Você já visitou uma plantação para ver como funciona a moagem do café?

      Já fui a fazendas no cerrado mineiro, algumas no sul de Minas, e é tudo muito bonito. Na fazenda, você se apaixona ainda mais porque conhece o processo de plantação, o cuidado que eles têm com o café. Mas o processo de terroir pode ser feito em qualquer lugar, não necessariamente na fazenda.

Quais são os desafios da profissão de barista?

      São muitos desafios. O primeiro deles é que o curso de barista é muito básico para quem quer trabalhar. Geralmente, as pessoas que gostam de tomar café é que procuram o curso. O grande desafio é pegar essa base, estudar mais, conseguir um bom lugar — trabalho ou estágio —, com alguém que possa te ajudar bastante a crescer na profissão. Você gostar de café e estar interessado na área são só o começo. É necessário estudo e dedicação.

Você percebe uma mudança de modo de ver o café depois de conhecer as áreas prática e teórica?

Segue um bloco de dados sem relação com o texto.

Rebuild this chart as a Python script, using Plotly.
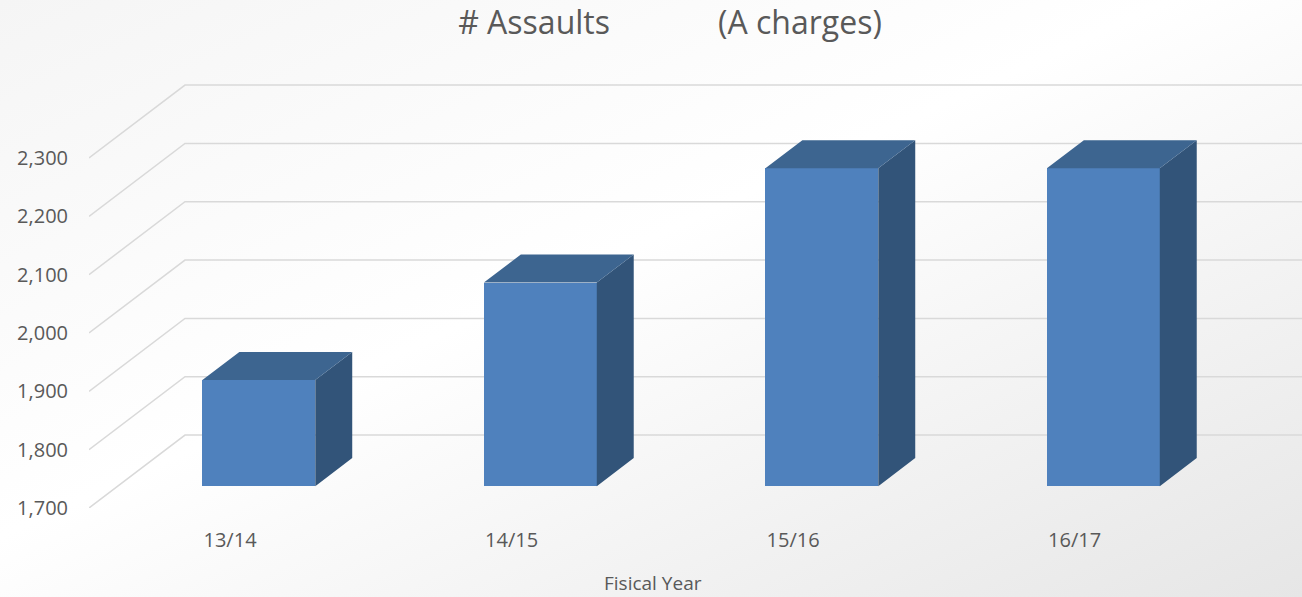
"""3D-style column chart: assaults (A charges) by fiscal year."""
import base64

import plotly.graph_objects as go

years = ["13/14", "14/15", "15/16", "16/17"]
assaults = [1882, 2049, 2245, 2245]
y_ticks = [1700, 1800, 1900, 2000, 2100, 2200, 2300]
y_tick_text = [f"{v:,}" for v in y_ticks]

# fake depth: full wall offset in axis units, and where the bars sit within it
DX, DY = 0.341, 125.0
F0, F1 = 0.30, 0.685
BAR_W = 0.401
X_RANGE = [-0.501, 3.808]
Y_RANGE = [1700, 2468]

FRONT = "#4F81BD"
TOP = "#3D6590"
SIDE = "#325479"
GRID = "#d9d9d9"
TEXT = "#595959"
FONT = "Open Sans"

bg_svg = (
    '<svg xmlns="http://www.w3.org/2000/svg" width="1302" height="597">'
    '<defs><linearGradient id="g" x1="0" y1="0" x2="1" y2="1">'
    '<stop offset="0" stop-color="#f5f5f5"/><stop offset="0.45" stop-color="#ffffff"/>'
    '<stop offset="1" stop-color="#e6e6e6"/></linearGradient></defs>'
    '<rect width="1302" height="597" fill="url(#g)"/></svg>'
)
bg_uri = "data:image/svg+xml;base64," + base64.b64encode(bg_svg.encode()).decode()

# gridlines: diagonal along the left wall, then straight across the back wall
grid_shapes = []
for t in y_ticks:
    x0 = X_RANGE[0]
    grid_shapes.append(dict(
        type="path", xref="x", yref="y", layer="below",
        path=f"M {x0},{t} L {x0 + DX},{t + DY} L {X_RANGE[1] + 1},{t + DY}",
        line=dict(color=GRID, width=1.5),
    ))

fig = go.Figure()

base = Y_RANGE[0]
sx, sy, tx, ty = [], [], [], []
for i, v in enumerate(assaults):
    xl = i + F0 * DX - BAR_W / 2
    xr = xl + BAR_W
    ddx, ddy = (F1 - F0) * DX, (F1 - F0) * DY
    b0, v0 = base + F0 * DY, v + F0 * DY
    sx += [xr, xr, xr + ddx, xr + ddx, xr, None]
    sy += [b0, v0, v0 + ddy, b0 + ddy, b0, None]
    tx += [xl, xr, xr + ddx, xl + ddx, xl, None]
    ty += [v0, v0, v0 + ddy, v0 + ddy, v0, None]

fig.add_trace(go.Bar(
    x=[i + F0 * DX for i in range(len(years))],
    y=[v - base for v in assaults],
    base=base + F0 * DY,
    width=BAR_W,
    marker=dict(color=FRONT, line=dict(width=0)),
    hovertext=[f"{c}: {v:,}" for c, v in zip(years, assaults)],
    hoverinfo="text",
    showlegend=False,
))
fig.add_trace(go.Scatter(x=sx, y=sy, mode="lines", fill="toself", fillcolor=SIDE,
                         line=dict(width=0, color=SIDE), hoverinfo="skip", showlegend=False))
fig.add_trace(go.Scatter(x=tx, y=ty, mode="lines", fill="toself", fillcolor=TOP,
                         line=dict(width=0, color=TOP), hoverinfo="skip", showlegend=False))

fig.update_layout(
    width=1302,
    height=597,
    margin=dict(l=89, r=0, t=60, b=89),
    paper_bgcolor="white",
    plot_bgcolor="rgba(0,0,0,0)",
    font=dict(family=FONT, color=TEXT),
    title=dict(
        text="# Assaults" + "\u00a0" * 13 + "(A charges)",
        x=670 / 1302, xref="container", xanchor="center",
        y=1 - 23 / 597, yref="container", yanchor="middle",
        font=dict(size=32, color=TEXT, family=FONT),
    ),
    xaxis=dict(
        range=X_RANGE, showgrid=False, zeroline=False, showline=False,
        tickvals=list(range(len(years))), ticktext=years, ticks="",
        ticklabelstandoff=18, tickfont=dict(size=20, color=TEXT),
    ),
    yaxis=dict(
        range=Y_RANGE, showgrid=False, zeroline=False, showline=False,
        tickvals=y_ticks, ticktext=y_tick_text, ticks="",
        ticklabelstandoff=20, tickfont=dict(size=20, color=TEXT),
    ),
    shapes=grid_shapes,
    images=[dict(
        source=bg_uri, xref="paper", yref="paper",
        x=-89 / 1213, y=1 + 60 / 448, sizex=1302 / 1213, sizey=597 / 448,
        xanchor="left", yanchor="top", sizing="stretch", layer="below",
    )],
    annotations=[dict(
        text="Fisical Year", xref="paper", yref="paper",
        x=(653 - 89) / 1213, y=-(583 - 508) / 448,
        xanchor="center", yanchor="middle",
        showarrow=False, font=dict(size=19, color=TEXT),
    )],
    bargap=0,
)

fig.write_html("out.html", config={"displayModeBar": False},
               post_script="document.body.style.margin='0';")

       Eu não enxergava o café, essa é a verdade. Porque eu não gostava de café, não tinha a cultura de beber café todos os dias. Só me apaixonei quando comecei a estudá-lo e passei a entender o trabalho por trás dele, a degustar vários tipos de terroir, de moagem, de extrações.

Qual o clima perfeito para se cultivar o café?

      O café deve ser plantado no clima quente e úmido. Mas, na hora de secá-lo, o ideal é que o clima seja seco. Então, é complicado: você não tem um terroir, um clima ideal para o café. No sul de Minas, por exemplo, o clima é quente e úmido. E, na hora de torrar, continua quente e úmido. Então, é preciso descascar o café, para não ter perigo de fermentar. No cerrado mineiro, porém, é o contrário: o clima é seco e na secagem continua seco. Isso é incrível porque muda os sabores do café. Você acaba conhecendo o café pela terra, pelo clima da região, pelo cuidado do produtor, pela forma como ele secado. Você vai aprender tudo isso no curso.

E o que se aprende de prático no curso?

      Eles ensinam técnicas de extração de um bom expresso e de vaporização de um bom leite, que são a base de todo barista. É incrível como em Brasília é difícil encontrar profissionais que saibam trabalhar bem o leite. Acabam estragando as bebidas. Se você souber fazer um bom expresso, regular o moinho e preparar um bom leite, já será um ótimo barista. Daí para frente, é só treinamento.

A profissão de barista já é regulamentada?

      Está em processo de regulamentação. Acho que passou por uma comissão do Senado agora. Eu espero que o seja nos próximos meses. Mas é um passo muito pequeno, porque o reconhecimento vem por meio do seu esforço, do seu estudo, do cliente começar a frequentar a sua cafeteria.

Como você enxerga a área do café aqui em Brasília? Acredita que é um segmento que tende a crescer?

      O café em Brasília está muito desenvolvido. São muitas cafeterias com máquinas boas e café de qualidade. O que faltam mesmo são bons baristas, eu conheço poucos. Se tivesse um barista em cada cafeteria seria o ideal, mas é complicado.

Aqui na Morada Mineira, os funcionários são todos baristas ou só você é ?

      Aqui na Todos são treinados por mim, mas ainda assim percebo problemas. Porque o perfil do barista é de uma pessoa jovem, que mexe muito na internet, antenada, e o perfil de atendente é diferente: são pessoas que não têm o nível cultural elevado, até por causa do salário e de todas as dificuldades que têm na vida. Então, é complicado você passar essa cultura do café, esse cuidado que temos que ter, para os atendentes. O ideal seria um barista em cada cafeteria para supervisionar.

Você acredita que há uma técnica para se tirar o café perfeito?

      Tem o padrão, ensinado no curso. Mas depois que você o conhece vai fugindo dele. Vai pesquisando, vendo formas de mudar o sabor: isso que é bom de ser barista. Você pega o mesmo café, a mesma máquina e consegue extraí-lo de várias formas, do jeito que quer servir para o seu cliente. O mesmo café pode ser servido mais ácido ou mais encorpado. Há um padrão a ser seguido, mas você não precisa trabalhar naquela linha.

Qual a mensagem que você deixaria para quem quer ser barista?

      O primeiro passo para ser um bom barista é a paixão. Seja apaixonado pelo que você faz. Se faz tudo com o coração, com certeza será um ótimo profissional. O café em Brasília está muito desenvolvido. Mas faltam bons baristas. Se tivesse um barista em cada cafeteria seria o ideal, mas é complicado.